Louboutin was 18 years old when he arrived in Cairo. The designer explains that he started traveling as a very young boy, after reading about Tintin’s adventures. “Then, when I was 15, I went to India. I wasn’t seeking enlightenment; I was obsessed with Bollywood actresses.” He explains that becoming acquainted with other worlds taught him to draw from different sources: “I learned to combine Tintin’s audacity with my reality. I saw a small throne, lined with leopard skin, and I stopped. For the French, a throne is something big, golden, Louis XIV style. Thus, by contrast and by surprise, I discovered that there was not one shape for things. There are many. Understanding that opened my mind up.”
Today, he believes that things explain as much as books do, and that the most important matters are often implausible. He is talking about his life. He explains that after his mother’s death, his older sister went to Paris. She had been chasing him for some time.

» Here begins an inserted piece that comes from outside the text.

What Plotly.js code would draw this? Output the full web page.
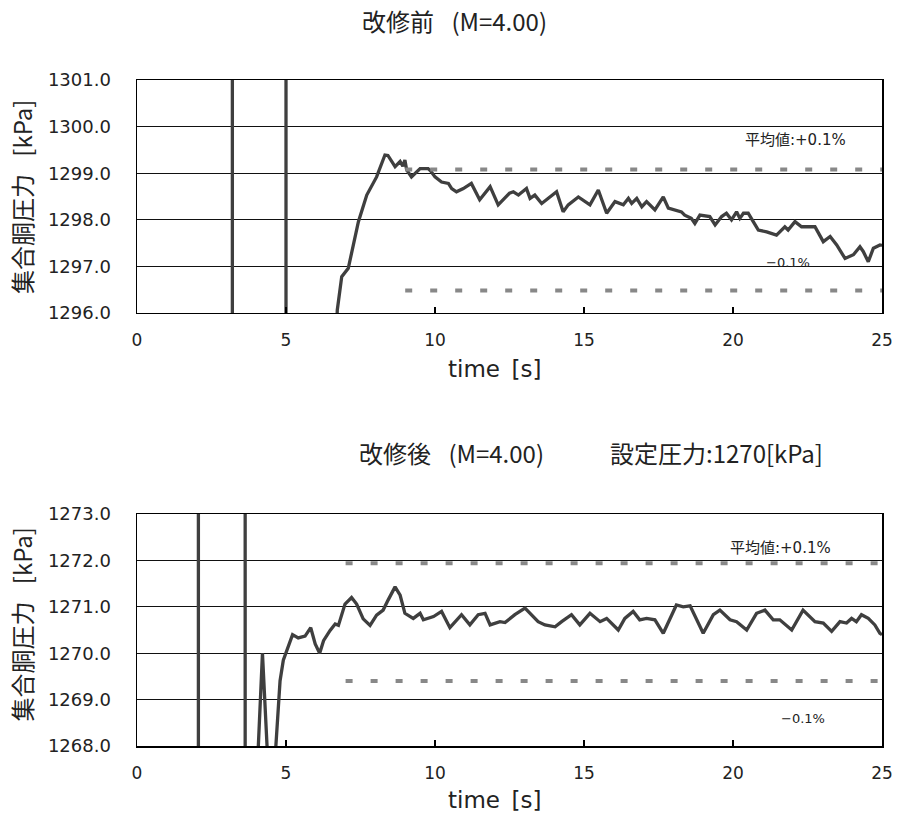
<!DOCTYPE html>
<html>
<head>
<meta charset="utf-8">
<script src="https://cdn.plot.ly/plotly-3.0.1.min.js"></script>
<style>html,body{margin:0;padding:0;background:#fff;}#chart{width:900px;height:823px;}</style>
</head>
<body>
<div id="chart"></div>
<script>
// ---- Top chart (改修前) data ---- (null = gap where the signal is off-scale)
const topTime = [3.2, 3.2, null, 5.0, 5.0, null, 6.70, 6.72, 6.87, 7.09, 7.43, 7.71, 8.04, 8.32, 8.42, 8.66, 8.83, 8.92, 8.99, 9.05, 9.21, 9.5, 9.77, 9.85, 10.0, 10.22, 10.45, 10.56, 10.72, 10.95, 11.22, 11.5, 11.85, 12.12, 12.5, 12.63, 12.8, 13.07, 13.19, 13.35, 13.58, 13.8, 14.08, 14.3, 14.47, 14.81, 15.2, 15.48, 15.76, 16.04, 16.32, 16.49, 16.6, 16.77, 16.94, 17.1, 17.38, 17.66, 17.83, 18.27, 18.38, 18.6, 18.72, 18.89, 19.22, 19.4, 19.62, 19.78, 19.95, 20.12, 20.23, 20.35, 20.51, 20.68, 20.85, 21.13, 21.46, 21.74, 21.85, 22.08, 22.3, 22.52, 22.75, 23.03, 23.26, 23.48, 23.76, 24.04, 24.26, 24.37, 24.54, 24.71, 24.93, 25.0];
const topPressure = [1295.5, 1301.5, null, 1301.5, 1295.5, null, 1295.5, 1296.06, 1296.78, 1296.96, 1297.96, 1298.53, 1298.92, 1299.39, 1299.38, 1299.14, 1299.25, 1299.15, 1299.28, 1299.07, 1298.92, 1299.1, 1299.1, 1299.05, 1298.92, 1298.81, 1298.78, 1298.67, 1298.6, 1298.67, 1298.78, 1298.43, 1298.71, 1298.32, 1298.57, 1298.6, 1298.53, 1298.67, 1298.46, 1298.53, 1298.35, 1298.46, 1298.6, 1298.17, 1298.32, 1298.49, 1298.32, 1298.64, 1298.14, 1298.39, 1298.32, 1298.46, 1298.35, 1298.46, 1298.28, 1298.39, 1298.21, 1298.49, 1298.25, 1298.17, 1298.1, 1298.03, 1297.92, 1298.1, 1298.07, 1297.89, 1298.07, 1298.14, 1298.0, 1298.17, 1298.03, 1298.14, 1298.14, 1297.96, 1297.78, 1297.74, 1297.67, 1297.85, 1297.78, 1297.96, 1297.85, 1297.85, 1297.85, 1297.53, 1297.64, 1297.46, 1297.17, 1297.25, 1297.42, 1297.32, 1297.1, 1297.39, 1297.46, 1297.45];
const topBandTime = [9.0, 25.0];
const topUpper = [1299.08, 1299.08];
const topLower = [1296.48, 1296.48];

// ---- Bottom chart (改修後) data ----
const botTime = [2.06, 2.06, null, 3.63, 3.63, null, 4.03, 4.21, 4.41, null, 4.60, 4.8, 4.91, 5.08, 5.22, 5.41, 5.64, 5.83, 5.98, 6.13, 6.26, 6.48, 6.65, 6.76, 6.98, 7.2, 7.37, 7.59, 7.82, 8.04, 8.26, 8.43, 8.66, 8.83, 8.99, 9.27, 9.5, 9.61, 9.95, 10.22, 10.5, 10.89, 11.17, 11.45, 11.68, 11.85, 12.18, 12.35, 12.68, 13.02, 13.24, 13.46, 13.69, 14.03, 14.25, 14.58, 14.86, 15.2, 15.54, 15.76, 16.15, 16.37, 16.65, 16.87, 17.1, 17.38, 17.66, 18.1, 18.33, 18.56, 19.0, 19.34, 19.56, 19.9, 20.12, 20.46, 20.79, 21.07, 21.35, 21.57, 21.97, 22.35, 22.75, 23.03, 23.31, 23.59, 23.81, 23.98, 24.14, 24.31, 24.54, 24.76, 24.93, 25.0];
const botPressure = [1267.5, 1273.5, null, 1273.5, 1267.5, null, 1267.4, 1270.0, 1267.4, null, 1267.4, 1269.4, 1269.85, 1270.14, 1270.4, 1270.33, 1270.37, 1270.55, 1270.2, 1270.0, 1270.27, 1270.49, 1270.63, 1270.6, 1271.06, 1271.2, 1271.06, 1270.74, 1270.6, 1270.82, 1270.93, 1271.15, 1271.43, 1271.25, 1270.86, 1270.75, 1270.86, 1270.72, 1270.79, 1270.9, 1270.55, 1270.83, 1270.61, 1270.83, 1270.86, 1270.61, 1270.68, 1270.66, 1270.83, 1270.97, 1270.83, 1270.68, 1270.61, 1270.57, 1270.68, 1270.83, 1270.61, 1270.86, 1270.68, 1270.75, 1270.5, 1270.75, 1270.9, 1270.72, 1270.75, 1270.72, 1270.43, 1271.04, 1271.0, 1271.02, 1270.43, 1270.83, 1270.93, 1270.72, 1270.68, 1270.5, 1270.86, 1270.93, 1270.72, 1270.72, 1270.5, 1270.93, 1270.68, 1270.65, 1270.47, 1270.68, 1270.65, 1270.75, 1270.68, 1270.83, 1270.75, 1270.61, 1270.43, 1270.4];
const botBandTime = [7.0, 25.0];
const botUpper = [1271.94, 1271.94];
const botLower = [1269.40, 1269.40];

// ---- Tick labels ----
const xTickVals = [0, 5, 10, 15, 20, 25];
const xTickText = ['0', '5', '10', '15', '20', '25'];
const topYTickVals = [1296, 1297, 1298, 1299, 1300, 1301];
const topYTickText = ['1296.0', '1297.0', '1298.0', '1299.0', '1300.0', '1301.0'];
const botYTickVals = [1268, 1269, 1270, 1271, 1272, 1273];
const botYTickText = ['1268.0', '1269.0', '1270.0', '1271.0', '1272.0', '1273.0'];

const JP = '"Noto Sans CJK JP", "DejaVu Sans", sans-serif';
const MIX = '"DejaVu Sans", "Noto Sans CJK JP", sans-serif';
const NUM = '"DejaVu Sans", sans-serif';
const curveColor = '#3f3f3f';
const bandColor = '#888888';
const bandDash = '7px,18px';

const traces = [
  {x: topTime, y: topPressure, xaxis: 'x', yaxis: 'y', mode: 'lines', connectgaps: false, line: {color: curveColor, width: 3.3}, hoverinfo: 'skip'},
  {x: topBandTime, y: topUpper, xaxis: 'x', yaxis: 'y', mode: 'lines', line: {color: bandColor, width: 4, dash: bandDash}},
  {x: topBandTime, y: topLower, xaxis: 'x', yaxis: 'y', mode: 'lines', line: {color: bandColor, width: 4, dash: bandDash}},
  {x: botTime, y: botPressure, xaxis: 'x2', yaxis: 'y2', mode: 'lines', connectgaps: false, line: {color: curveColor, width: 3.3}, hoverinfo: 'skip'},
  {x: botBandTime, y: botUpper, xaxis: 'x2', yaxis: 'y2', mode: 'lines', line: {color: bandColor, width: 4, dash: bandDash}},
  {x: botBandTime, y: botLower, xaxis: 'x2', yaxis: 'y2', mode: 'lines', line: {color: bandColor, width: 4, dash: bandDash}}
];

function xAxis(anchor) {
  return {anchor: anchor, domain: [0, 1], range: [0, 25], tickvals: xTickVals, ticktext: xTickText,
    ticks: 'inside', ticklen: 6, tickwidth: 1.2, tickcolor: '#000', showgrid: false, zeroline: false,
    showline: true, mirror: true, linecolor: '#000', linewidth: 1.5,
    tickfont: {family: NUM, size: 17, color: '#222'}, ticklabelstandoff: 11};
}
function yAxis(anchor, domain, range, vals, text) {
  return {anchor: anchor, domain: domain, range: range, tickvals: vals, ticktext: text,
    ticks: '', showgrid: true, gridcolor: '#111', gridwidth: 1.2, zeroline: false,
    showline: true, mirror: true, linecolor: '#000', linewidth: 1.5,
    tickfont: {family: NUM, size: 18, color: '#222'}, ticklabelstandoff: 21};
}

const annFont = {family: MIX, size: 15, color: '#222'};
const minusFont = {family: NUM, size: 13, color: '#222'};
const titleFont = {family: JP, size: 24, color: '#222'};
const layout = {
  width: 900, height: 823,
  margin: {l: 137, r: 18, t: 80, b: 77},
  paper_bgcolor: '#fff', plot_bgcolor: '#fff',
  showlegend: false,
  xaxis: xAxis('y'),
  yaxis: yAxis('x', [0.6502, 1], [1296, 1301], topYTickVals, topYTickText),
  xaxis2: xAxis('y2'),
  yaxis2: yAxis('x2', [0, 0.3483], [1268, 1273], botYTickVals, botYTickText),
  annotations: [
    {xref: 'paper', yref: 'paper', x: 0.4265, y: 1.090, text: '改修前\u2002 (M=4.00)', showarrow: false, xanchor: 'center', yanchor: 'middle', font: titleFont},
    {xref: 'paper', yref: 'paper', x: 0.4225, y: 0.4414, text: '改修後\u2002 (M=4.00)', showarrow: false, xanchor: 'center', yanchor: 'middle', font: titleFont},
    {xref: 'paper', yref: 'paper', x: 0.7775, y: 0.4414, text: '設定圧力:1270[kPa]', showarrow: false, xanchor: 'center', yanchor: 'middle', font: titleFont},
    {xref: 'paper', yref: 'paper', x: -0.155, y: 0.8236, text: '集合胴圧力\u2002 [kPa]', textangle: -90, showarrow: false, xanchor: 'center', yanchor: 'middle', font: titleFont},
    {xref: 'paper', yref: 'paper', x: -0.155, y: 0.1817, text: '集合胴圧力\u2002 [kPa]', textangle: -90, showarrow: false, xanchor: 'center', yanchor: 'middle', font: titleFont},
    {xref: 'paper', yref: 'paper', x: 0.4805, y: 0.566, text: 'time\u2002[s]', showarrow: false, xanchor: 'center', yanchor: 'middle', font: {family: NUM, size: 23, color: '#222'}},
    {xref: 'paper', yref: 'paper', x: 0.4805, y: -0.081, text: 'time\u2002[s]', showarrow: false, xanchor: 'center', yanchor: 'middle', font: {family: NUM, size: 23, color: '#222'}},
    {xref: 'x', yref: 'y', x: 23.86, y: 1299.71, text: '平均値:+0.1%', showarrow: false, xanchor: 'right', yanchor: 'middle', font: annFont},
    {xref: 'x', yref: 'y', x: 22.65, y: 1297.09, text: '−0.1%', showarrow: false, xanchor: 'right', yanchor: 'middle', font: minusFont},
    {xref: 'x2', yref: 'y2', x: 23.36, y: 1272.27, text: '平均値:+0.1%', showarrow: false, xanchor: 'right', yanchor: 'middle', font: annFont},
    {xref: 'x2', yref: 'y2', x: 23.15, y: 1268.60, text: '−0.1%', showarrow: false, xanchor: 'right', yanchor: 'middle', font: minusFont}
  ]
};

Plotly.newPlot('chart', traces, layout, {displayModeBar: false, staticPlot: true});
</script>
</body>
</html>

She wanted to talk to him. “She asked me if I had ever considered why I liked Egypt so much. I answered her with questions: the architecture, the landscape, the people, the culture? I told her that there were 40 reasons, but none of them were special.” His sister then replied that she thought he was looking for his father. “The real one.” Sixteen years older than Louboutin, she had met him. “She explained to me that my mother had an affair with an Egyptian laborer who, along with his brother, was working to repair the roof at our house.” She got pregnant. He disappeared. “Today I understand: an immigrant, a married woman...that could be dangerous. My sister didn’t want to tell me when my father was alive because we loved each other very much. Today, I believe that my biological father gave me an open character.”
In addition to turning problems into solutions, Louboutin is still a fantastic dancer. He dances with his twin eight-year-old daughters, Paloma and Eloise. He had them with his best friend. “I was starting to be paternalistic with my friends and employees. One told me that, and I was very offended. When you’re offended, it’s clear that you’re the one with the problem: I felt attacked in my desire to be a father. So, I decided to become one. He says that his daughters adore each other, “that’s why they compete all the time.” The girls live in Paris with their mother and him. “The four of us live together. It’s like Modern Family.”